The term Gukurahundi is derived from the Shona language and is loosely translated to mean the "early rain which washes away the chaff before the spring rains".

Under the watch of former president Robert Mugabe, his North Korean-trained Fifth Brigade led the brutal crackdown against civilians, mostly Ndebele speaking, in the southern part of the country under the pretext of looking for "dissidents".

Until his fall in November 2017 from a military coup, Mugabe never apologised for the genocide which he described "a moment of madness".

Mnangagwa was state security minister at the time. His rule has come under criticism for the failure to acknowledge the genocide and the various roles played by different people  in the execution of Gukurahundi, with some of them currently serving in his government.

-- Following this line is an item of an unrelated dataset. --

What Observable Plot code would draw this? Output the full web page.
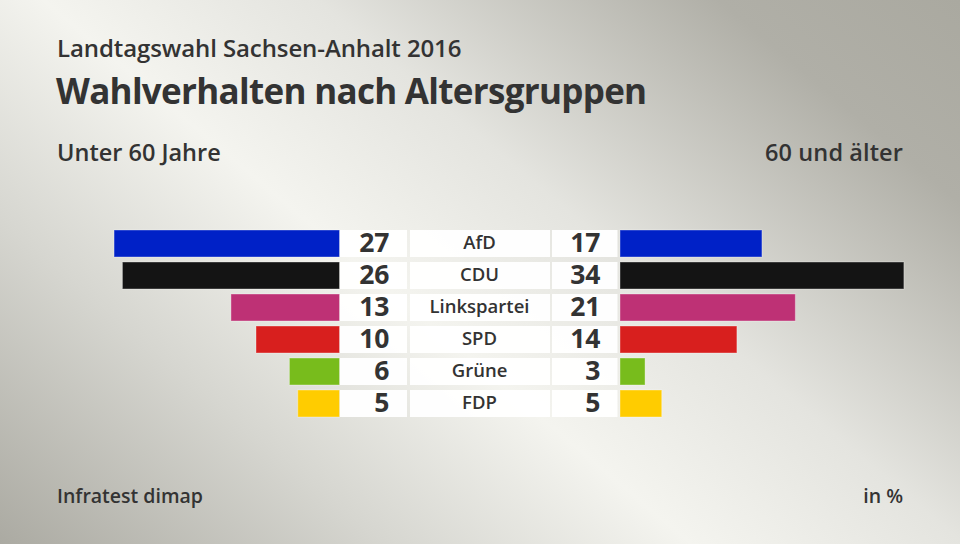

Perance Shiri, now the agriculture minister, was the commander of the Fifth Brigade during Gukurahundi.

Last month, Mnangagwa held a meeting with the Matabeleland Collective, an advocacy organisation that seeks to promote the development of the Matabeleland region.

Mnangagwa said the meeting was meant to show that his administration was not paying lip service to the demand for the development of the Matabeleland provinces.

Dumisani Nkomo, the head of secretariat in the Matabeleland Collective, told TimesLIVE in an interview on Wednesday that when it came to the Gukurahundi, his organisation had both short-term and long-term views on the matter.

"The issues of access to birth and death certificates as well as the exhumation are the first steps in addressing the issue. There are other critical steps such as acknowledgement, but it's a good start to hold the government to account according to the implementation matrix which they have provided," Nkomo said.

But lobbyists on Gukurahundi said the "lack of acknowledgement" of the genocide was a missing factor in the plans by Mnangagwa's government and it should have started from there.

"Why is the permanent secretary announcing these plans on Gukurahundi? It must be a minister and there is a need to gazette the plans to make it legally binding.

"The compensation plans are also suspicious and happen at a time that finance minister Mthuli Ncube plans to compensate white farmers too. It looks like a box-ticking exercise by the government which must meet some conditions in order for the US sanctions to be lifted," a lobbyist said.

Last weekend, vice-president Constantino Chiwenga attended the 25th commemorations of the Rwanda genocide in Kigali. Calls have increased from civic society groups that Harare should learn from Kigali how it has dealt with its genocide that claimed the lives of more than 800,000 people in 1994.